→ Source material:
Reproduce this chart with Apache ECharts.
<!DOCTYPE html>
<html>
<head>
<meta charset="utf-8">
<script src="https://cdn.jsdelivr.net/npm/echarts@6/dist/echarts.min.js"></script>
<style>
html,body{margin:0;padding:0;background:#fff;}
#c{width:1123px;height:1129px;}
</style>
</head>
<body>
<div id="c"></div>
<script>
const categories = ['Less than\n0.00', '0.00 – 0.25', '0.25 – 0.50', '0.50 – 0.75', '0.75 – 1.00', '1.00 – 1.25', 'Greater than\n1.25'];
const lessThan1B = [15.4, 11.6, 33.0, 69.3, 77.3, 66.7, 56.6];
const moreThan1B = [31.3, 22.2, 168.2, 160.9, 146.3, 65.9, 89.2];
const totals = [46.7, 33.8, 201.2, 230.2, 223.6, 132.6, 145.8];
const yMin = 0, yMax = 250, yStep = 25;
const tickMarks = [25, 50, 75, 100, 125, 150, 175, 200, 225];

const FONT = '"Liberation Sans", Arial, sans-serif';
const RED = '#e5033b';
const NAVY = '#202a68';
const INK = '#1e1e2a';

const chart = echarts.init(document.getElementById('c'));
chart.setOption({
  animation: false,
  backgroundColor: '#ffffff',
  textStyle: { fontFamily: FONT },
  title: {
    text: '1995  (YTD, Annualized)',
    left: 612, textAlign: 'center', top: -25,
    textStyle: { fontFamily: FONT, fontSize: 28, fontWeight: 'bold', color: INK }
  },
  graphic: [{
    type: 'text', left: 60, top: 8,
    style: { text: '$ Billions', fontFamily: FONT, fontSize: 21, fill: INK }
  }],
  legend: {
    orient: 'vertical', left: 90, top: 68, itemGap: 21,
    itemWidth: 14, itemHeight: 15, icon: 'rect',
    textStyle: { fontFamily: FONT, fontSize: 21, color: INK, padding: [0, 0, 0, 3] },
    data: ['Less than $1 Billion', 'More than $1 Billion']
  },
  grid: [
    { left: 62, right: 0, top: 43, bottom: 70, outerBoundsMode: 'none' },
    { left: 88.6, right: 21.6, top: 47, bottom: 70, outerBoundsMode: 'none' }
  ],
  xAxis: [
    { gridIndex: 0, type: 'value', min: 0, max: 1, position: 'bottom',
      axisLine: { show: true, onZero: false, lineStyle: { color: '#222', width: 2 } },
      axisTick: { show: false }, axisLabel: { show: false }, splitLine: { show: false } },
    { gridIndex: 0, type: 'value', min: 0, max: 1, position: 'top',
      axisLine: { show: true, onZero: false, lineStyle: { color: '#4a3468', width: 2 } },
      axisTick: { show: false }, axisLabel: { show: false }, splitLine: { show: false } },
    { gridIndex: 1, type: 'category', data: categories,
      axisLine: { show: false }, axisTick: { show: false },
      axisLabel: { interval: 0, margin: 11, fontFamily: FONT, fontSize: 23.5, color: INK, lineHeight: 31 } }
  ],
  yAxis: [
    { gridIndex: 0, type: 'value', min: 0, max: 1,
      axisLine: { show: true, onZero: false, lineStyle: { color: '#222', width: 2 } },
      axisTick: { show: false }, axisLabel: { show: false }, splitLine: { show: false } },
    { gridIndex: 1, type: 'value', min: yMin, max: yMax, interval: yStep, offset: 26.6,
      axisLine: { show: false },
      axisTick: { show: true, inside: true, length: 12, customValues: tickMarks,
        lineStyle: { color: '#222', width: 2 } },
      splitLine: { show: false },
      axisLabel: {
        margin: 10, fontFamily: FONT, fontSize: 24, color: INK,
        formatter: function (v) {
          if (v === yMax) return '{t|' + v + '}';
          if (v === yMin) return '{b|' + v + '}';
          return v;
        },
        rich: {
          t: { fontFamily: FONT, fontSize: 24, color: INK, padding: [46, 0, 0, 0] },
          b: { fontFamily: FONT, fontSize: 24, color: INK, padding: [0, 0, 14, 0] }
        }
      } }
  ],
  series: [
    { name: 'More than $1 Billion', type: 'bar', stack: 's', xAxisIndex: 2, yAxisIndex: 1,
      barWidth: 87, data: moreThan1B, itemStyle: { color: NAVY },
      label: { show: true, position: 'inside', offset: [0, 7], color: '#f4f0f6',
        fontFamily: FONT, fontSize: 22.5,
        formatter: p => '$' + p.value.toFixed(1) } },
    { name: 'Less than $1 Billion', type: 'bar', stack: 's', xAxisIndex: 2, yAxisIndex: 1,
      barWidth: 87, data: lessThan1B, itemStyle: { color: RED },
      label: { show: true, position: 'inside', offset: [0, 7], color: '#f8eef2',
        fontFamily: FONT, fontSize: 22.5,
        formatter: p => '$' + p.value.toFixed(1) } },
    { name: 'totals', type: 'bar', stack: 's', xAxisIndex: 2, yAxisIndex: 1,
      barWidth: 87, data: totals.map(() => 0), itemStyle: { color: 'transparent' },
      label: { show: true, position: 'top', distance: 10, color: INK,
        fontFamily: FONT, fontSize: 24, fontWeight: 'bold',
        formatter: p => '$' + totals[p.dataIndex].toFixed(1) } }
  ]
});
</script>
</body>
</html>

==

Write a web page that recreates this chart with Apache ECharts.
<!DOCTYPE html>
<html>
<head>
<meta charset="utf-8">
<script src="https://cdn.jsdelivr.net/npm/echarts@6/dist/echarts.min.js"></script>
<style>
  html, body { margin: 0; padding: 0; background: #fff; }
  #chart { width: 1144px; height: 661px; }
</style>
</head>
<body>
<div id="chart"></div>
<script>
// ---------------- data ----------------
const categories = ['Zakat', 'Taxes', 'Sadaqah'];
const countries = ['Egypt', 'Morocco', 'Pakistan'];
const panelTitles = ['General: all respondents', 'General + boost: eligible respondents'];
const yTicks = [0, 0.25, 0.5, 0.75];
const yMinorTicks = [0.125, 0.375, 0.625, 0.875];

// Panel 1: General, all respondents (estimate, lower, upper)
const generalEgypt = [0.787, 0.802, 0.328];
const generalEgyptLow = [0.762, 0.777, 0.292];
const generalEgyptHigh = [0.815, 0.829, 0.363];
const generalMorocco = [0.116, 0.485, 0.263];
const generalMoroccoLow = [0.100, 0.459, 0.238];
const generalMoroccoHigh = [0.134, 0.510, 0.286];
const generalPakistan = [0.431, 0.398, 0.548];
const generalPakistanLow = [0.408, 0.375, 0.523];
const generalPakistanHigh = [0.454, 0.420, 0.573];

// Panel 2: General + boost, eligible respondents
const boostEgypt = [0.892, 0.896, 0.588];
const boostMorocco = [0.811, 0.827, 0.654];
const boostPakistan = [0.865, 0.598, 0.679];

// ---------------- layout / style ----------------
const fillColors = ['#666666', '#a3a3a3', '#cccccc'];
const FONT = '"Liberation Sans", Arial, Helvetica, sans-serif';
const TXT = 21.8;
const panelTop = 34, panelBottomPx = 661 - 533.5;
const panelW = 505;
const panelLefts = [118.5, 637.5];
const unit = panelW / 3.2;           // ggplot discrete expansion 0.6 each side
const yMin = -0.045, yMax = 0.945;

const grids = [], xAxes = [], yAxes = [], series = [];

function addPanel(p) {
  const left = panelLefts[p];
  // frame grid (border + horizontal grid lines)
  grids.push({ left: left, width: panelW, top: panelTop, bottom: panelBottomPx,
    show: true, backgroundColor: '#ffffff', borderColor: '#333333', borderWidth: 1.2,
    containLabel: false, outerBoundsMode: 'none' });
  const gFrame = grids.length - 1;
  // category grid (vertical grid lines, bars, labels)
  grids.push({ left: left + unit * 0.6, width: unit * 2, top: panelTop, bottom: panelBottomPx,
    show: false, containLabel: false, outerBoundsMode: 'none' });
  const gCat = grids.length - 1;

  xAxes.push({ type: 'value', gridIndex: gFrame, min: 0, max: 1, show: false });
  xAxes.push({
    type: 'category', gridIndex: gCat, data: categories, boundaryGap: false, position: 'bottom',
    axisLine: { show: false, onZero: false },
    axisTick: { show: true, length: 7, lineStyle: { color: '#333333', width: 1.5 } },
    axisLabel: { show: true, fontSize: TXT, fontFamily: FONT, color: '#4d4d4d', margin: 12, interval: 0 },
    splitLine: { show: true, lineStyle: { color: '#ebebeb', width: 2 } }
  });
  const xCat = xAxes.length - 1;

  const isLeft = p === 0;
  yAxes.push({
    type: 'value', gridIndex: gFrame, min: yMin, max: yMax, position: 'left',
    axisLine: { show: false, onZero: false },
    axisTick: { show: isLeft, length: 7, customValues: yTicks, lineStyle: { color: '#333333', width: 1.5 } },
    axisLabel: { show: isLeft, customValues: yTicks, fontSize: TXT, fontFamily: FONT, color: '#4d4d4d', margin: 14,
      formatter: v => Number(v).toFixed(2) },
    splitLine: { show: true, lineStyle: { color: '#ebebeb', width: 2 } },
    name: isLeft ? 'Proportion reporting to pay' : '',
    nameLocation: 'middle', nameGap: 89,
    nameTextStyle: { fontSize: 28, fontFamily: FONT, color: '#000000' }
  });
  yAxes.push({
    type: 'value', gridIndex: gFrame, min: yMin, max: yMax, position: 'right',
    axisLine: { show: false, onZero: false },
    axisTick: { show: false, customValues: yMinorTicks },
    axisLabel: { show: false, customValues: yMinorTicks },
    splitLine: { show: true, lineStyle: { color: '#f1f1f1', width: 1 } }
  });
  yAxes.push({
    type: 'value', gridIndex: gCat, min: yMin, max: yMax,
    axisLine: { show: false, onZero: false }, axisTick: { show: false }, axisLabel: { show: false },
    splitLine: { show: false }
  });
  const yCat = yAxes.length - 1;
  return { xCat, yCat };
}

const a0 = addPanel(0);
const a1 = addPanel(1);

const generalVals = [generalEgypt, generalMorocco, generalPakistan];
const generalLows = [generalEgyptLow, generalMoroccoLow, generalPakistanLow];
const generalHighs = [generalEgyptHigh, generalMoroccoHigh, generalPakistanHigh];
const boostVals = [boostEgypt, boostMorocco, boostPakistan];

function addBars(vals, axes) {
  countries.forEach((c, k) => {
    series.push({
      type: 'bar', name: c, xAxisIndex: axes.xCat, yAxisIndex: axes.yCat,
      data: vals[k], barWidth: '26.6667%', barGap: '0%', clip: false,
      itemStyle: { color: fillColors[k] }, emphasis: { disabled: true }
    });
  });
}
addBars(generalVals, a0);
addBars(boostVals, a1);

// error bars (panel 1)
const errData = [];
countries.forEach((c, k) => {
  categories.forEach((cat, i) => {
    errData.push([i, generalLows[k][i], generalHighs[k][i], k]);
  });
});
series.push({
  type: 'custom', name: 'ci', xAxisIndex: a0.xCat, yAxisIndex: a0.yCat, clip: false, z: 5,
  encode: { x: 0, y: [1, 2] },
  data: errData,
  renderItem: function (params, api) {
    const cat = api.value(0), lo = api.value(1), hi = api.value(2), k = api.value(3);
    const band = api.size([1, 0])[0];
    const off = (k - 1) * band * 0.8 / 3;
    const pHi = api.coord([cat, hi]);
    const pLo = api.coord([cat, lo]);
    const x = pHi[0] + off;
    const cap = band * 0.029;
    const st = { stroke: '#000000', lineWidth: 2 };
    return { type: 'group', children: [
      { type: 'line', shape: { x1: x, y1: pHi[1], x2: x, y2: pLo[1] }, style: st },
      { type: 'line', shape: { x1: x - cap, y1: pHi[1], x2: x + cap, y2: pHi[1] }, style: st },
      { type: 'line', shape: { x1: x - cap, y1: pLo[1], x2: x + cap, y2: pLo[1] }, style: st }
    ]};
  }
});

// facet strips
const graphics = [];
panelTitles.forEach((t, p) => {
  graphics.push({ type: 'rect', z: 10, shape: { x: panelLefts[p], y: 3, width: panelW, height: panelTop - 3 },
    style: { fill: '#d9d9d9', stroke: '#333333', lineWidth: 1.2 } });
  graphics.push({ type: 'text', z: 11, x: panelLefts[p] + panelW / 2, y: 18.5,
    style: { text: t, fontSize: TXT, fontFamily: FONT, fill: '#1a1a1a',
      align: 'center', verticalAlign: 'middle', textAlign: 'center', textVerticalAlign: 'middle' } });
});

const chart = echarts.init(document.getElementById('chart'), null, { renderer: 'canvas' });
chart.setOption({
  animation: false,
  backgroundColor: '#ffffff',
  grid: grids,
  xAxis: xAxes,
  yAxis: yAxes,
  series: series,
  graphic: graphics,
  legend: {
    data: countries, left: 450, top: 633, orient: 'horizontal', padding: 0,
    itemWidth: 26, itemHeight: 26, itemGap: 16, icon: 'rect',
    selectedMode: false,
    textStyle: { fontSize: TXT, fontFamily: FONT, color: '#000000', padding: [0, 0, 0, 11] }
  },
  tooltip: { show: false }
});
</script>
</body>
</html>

→ Given task: Start at the line with "Write a web", stop at the line with "const boostPakistan = [0.865, 0.598, 0.679];", and return every line in that stretch exactly, those two included.

→ Task answer:
Write a web page that recreates this chart with Apache ECharts.
<!DOCTYPE html>
<html>
<head>
<meta charset="utf-8">
<script src="https://cdn.jsdelivr.net/npm/echarts@6/dist/echarts.min.js"></script>
<style>
  html, body { margin: 0; padding: 0; background: #fff; }
  #chart { width: 1144px; height: 661px; }
</style>
</head>
<body>
<div id="chart"></div>
<script>
// ---------------- data ----------------
const categories = ['Zakat', 'Taxes', 'Sadaqah'];
const countries = ['Egypt', 'Morocco', 'Pakistan'];
const panelTitles = ['General: all respondents', 'General + boost: eligible respondents'];
const yTicks = [0, 0.25, 0.5, 0.75];
const yMinorTicks = [0.125, 0.375, 0.625, 0.875];

// Panel 1: General, all respondents (estimate, lower, upper)
const generalEgypt = [0.787, 0.802, 0.328];
const generalEgyptLow = [0.762, 0.777, 0.292];
const generalEgyptHigh = [0.815, 0.829, 0.363];
const generalMorocco = [0.116, 0.485, 0.263];
const generalMoroccoLow = [0.100, 0.459, 0.238];
const generalMoroccoHigh = [0.134, 0.510, 0.286];
const generalPakistan = [0.431, 0.398, 0.548];
const generalPakistanLow = [0.408, 0.375, 0.523];
const generalPakistanHigh = [0.454, 0.420, 0.573];

// Panel 2: General + boost, eligible respondents
const boostEgypt = [0.892, 0.896, 0.588];
const boostMorocco = [0.811, 0.827, 0.654];
const boostPakistan = [0.865, 0.598, 0.679];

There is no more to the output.